The following are some of the reasons that voters in this district should vote Nancy Saxton:

— Constituent advocacy: I know Salt Lake City, I know Salt Lake government and I know our neighborhoods. I am responsive to my constituents. I return their calls and inquiries usually within 24 hours. I am a strong, steady advocate with my constituents when they want assistance through the city processes. I am often informing them about city ordinances and policies. Because of my vast experience, I can quickly guide them to the departments and personnel that will help them with their concerns and needs.

— Budget responsibility: This is one my primary responsibilities as an elected city councilwoman. More than half of my time over the past eight years on the City Council has been in oversight and appropriation of the city budget of over $500 million. Operating a successful business of my own for 20 years has put into perspective prioritizing operation expenses and respect for hard-earned money. Prior to being elected to the City Council, I was appointed by two mayors to serve on the Community Development Advisory Board. In CDAC, we were responsible for making recommendations for millions of federal funds for Salt Lake's numerous and well-deserved nonprofit organizations. I worked with this very large budget for seven years before being elected to the City Council. This was wonderful preparation for the responsibilities I would face each day as your City Council representative. These past 21 years of interfacing with the community needs and agencies programs has yielded eight years of good policy decisions and efficient budget expenditures. I think it's important to note that in all my time at debates with my opponent, I have not heard him speak of any budget experience.

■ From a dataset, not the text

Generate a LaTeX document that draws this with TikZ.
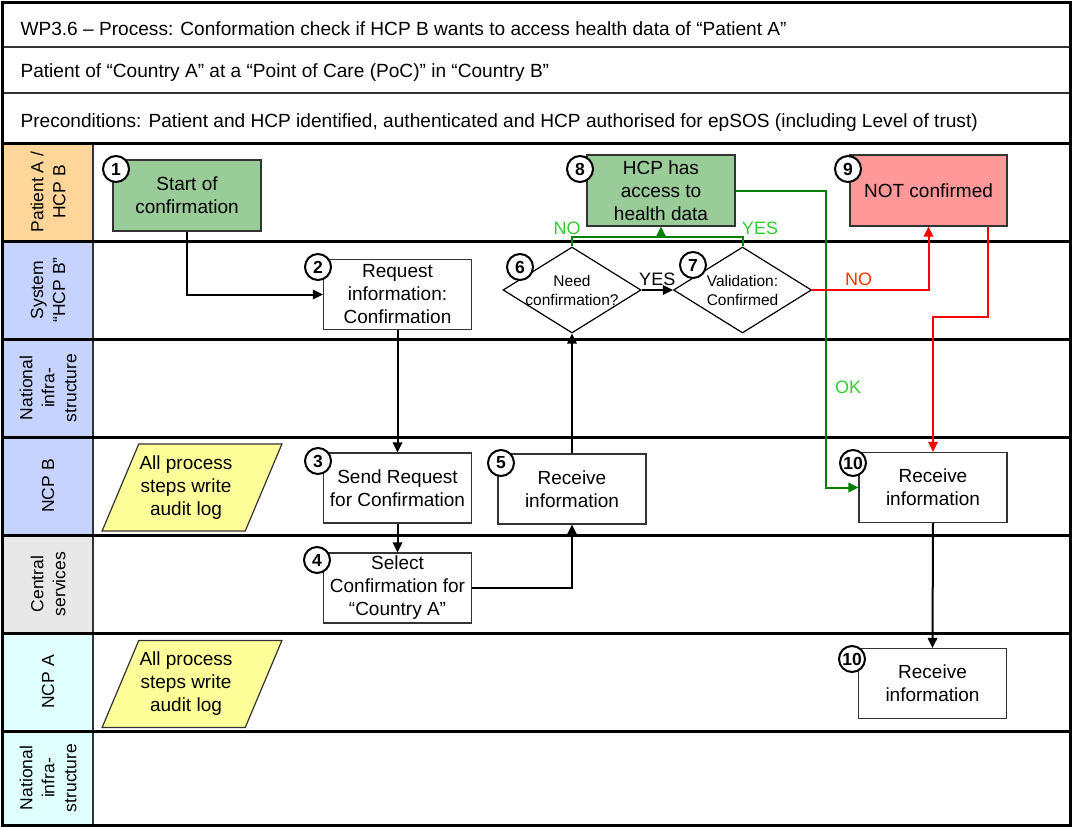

— Getting it done: District 4 is the heart of the city. If it's happening anywhere in the city, it's happening in District 4. The diverse nature of the different neighborhoods and their unique issues require nearly full-time energy for this part-time position. I attend all of the community and neighborhood council meetings each month, of which there are six for a total of sometimes 15 hours each month. The ordinances that are passed first have a life in subcommittee meetings of which I serve on seven at this time (usually I serve on more). This adds up to usually 3 to 5 hours per week. Then there are boards and commissions made up of elected officials throughout the county and/or state. And, of course, the constituent contacts, e-mails, phone calls and appointments — often 3+ hours a day. Then there is what we really get paid for, the City Council meetings and preparation for policies that are enacted for a total of 10+ hours each week. No need

feeling sorry for me. I enjoy doing this, knowing I'm serving all of you. I am enlivened in the public process. For me, it's like being close to divine when neighbors and citizens come together to face an enormous issue and then through collaboration bring about a magical outcome — usually a solution that no one individually had thought of.

I have had flexible time over the past eight years to devote to the important responsibilities of my elected office. I look forward to the time each day that I get to serve all of you. I'm willing and eager to face the challenges in the next four years to continue to move Salt Lake City ahead.